Last Thursday, the Dow dove 2,350 points, triggering an automatic, 15-minute shut down.
On Friday the 13th, following President Trump declaring a Covid-19 State of Emergency, the Dow Jones Industrial Average snapped back with its greatest point gain since 2008, up 2,710 points.
However, the market closed down almost 9 percent on the week.
Despite the Federal Reserve’s surprise interest rate cut on Sunday, dropping rates to zero, there was no confidence on the Street when the markets opened Monday. Trading on the New York exchange was halted briefly after the S&P plunged 7.6 percent.
The NASDAQ shed 970 points to end Monday at 6,904.
The S&P gave up over 4 percent on the day to end at 2,385.
The S&P has dropped 12 percent over the past four weeks, erasing $3 trillion in value in its worst performance since 2011.
The CBOE Volatility Index, which gauges investors’ expectations of market turbulence, rose to 62 on 9 March, its highest intraday mark since 2008.
The 10-year treasury note’s yield fell to 0.71 percent briefly on Friday, then crept up to 0.99 percent, still in record territory below 1 percent.
Today, treasury yields jumped, with the 10-year U.S. rate breaking back above 1 percent on news of President Trump’s announcement of a trillion dollar stimulus plan. The news pushed the Dow up over 1,000 points
Gold closed Friday at $1,529, and it closed today at same price… off about 4 percent as debt-burdened investors sell out of the safe harbor to cover their market losses.
Despite its decline from last week’s $1,700 high, gold prices have climbed 10 percent since the first of the year and are up 20 percent over the last 12 months.
TREND FORECAST: We maintain our forecast that should gold break below $1,450, the bottom is $1,390 per ounce.
And, it should be noted that when equities were crashing at the onset of the Panic of ’08, gold prices did not sharply spike until 2009. Now, as it was back then, desperate stock market players are losing everything they have in equities and are using gold to cover margin calls and other investment losses.
As markets continue to fall and economies crash, we maintain our forecast that when gold prices break above $1,730, they will rapidly spike well above $2,000 per ounce.
Silver prices continue their dive. Since silver is used in industry and the “Greatest Depression” has begun, its price will not climb with gold… until economic conditions considerably deteriorate and people flock to more affordable silver as a safe-haven asset
TREND FORECAST: With each passing day, with no hard data to support their actions, from presidents to governors to small town mayors, politicians across the nation have declared emergency powers and with each day further lock down the nation.
Everything from the butcher, the baker, hi-tech, heavy industry, movie theaters restaurants… from schools to the NBA season shutting down… both Main Street and Wall Street are simultaneously crashing.
This has never happened in modern recorded history.

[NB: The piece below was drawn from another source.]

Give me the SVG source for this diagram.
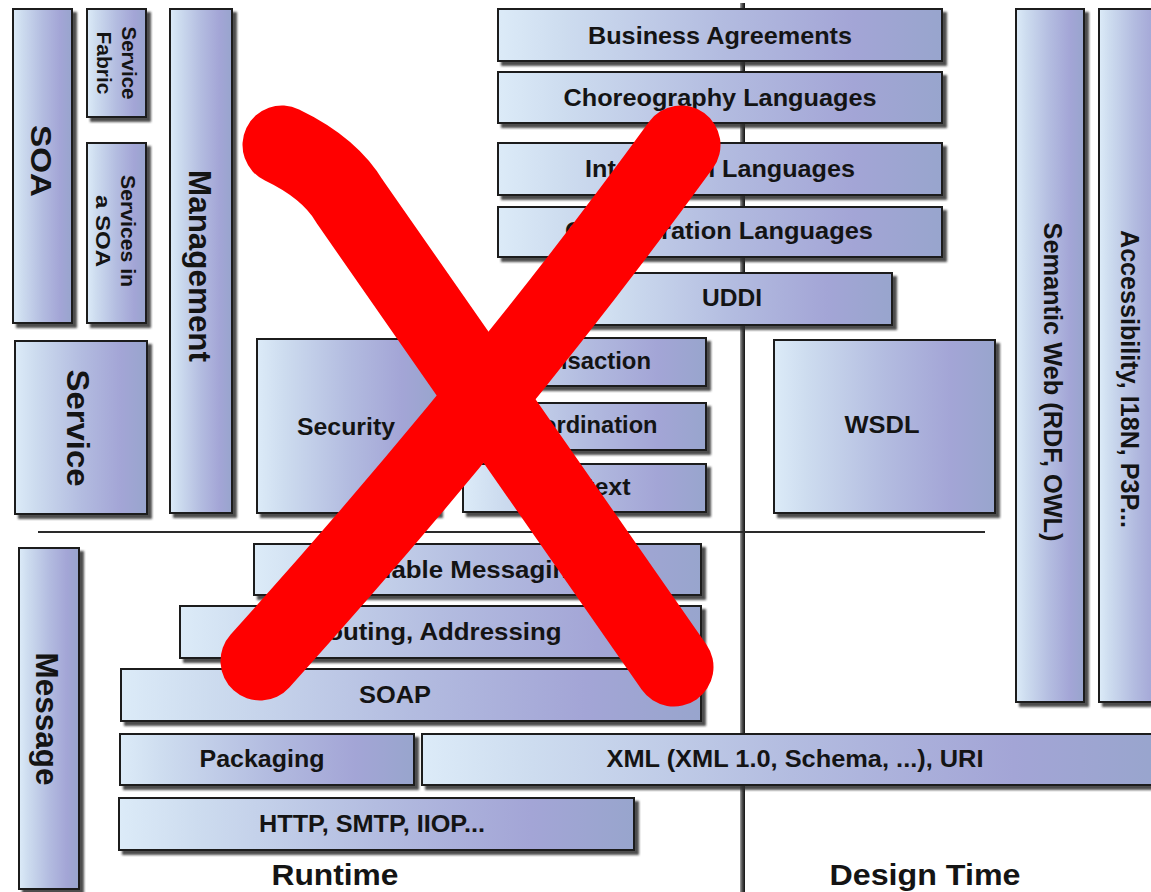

When stock markets crashed in the past, Main Street would be hit by the aftershock.
Therefore, we forecast a long, continual decline of the once overvalued equity markets, since earnings will dramatically fall from the fallout of governments imposing mandated closures of business, events, and gatherings.
THE “GREATEST DEPRESSION” HAS BEGUN. It will be far worse than the Great Depression.
With gun sales in America suddenly spiking, people sense it.
Crime will dramatically rise.
From dishwashers to wait staff, chefs to restaurant owners… name the industry… from barbers to bank tellers, from concert halls to casinos, with 70 percent of Americans currently unable to pay for a unforeseen $400 expense, how will they pay their rent, phone bill, utilities, gas… when they are out of work and broke?
As Gerald Celente has long noted, “When people lose everything and have nothing left to lose, they lose it.” And as the “Greatest Depression” worsens, they will lose it like never seen before in modern history.
Already in a military state of mind, with governors calling in the National Guard, as crime rises, so, too, will police state activities to clamp it down.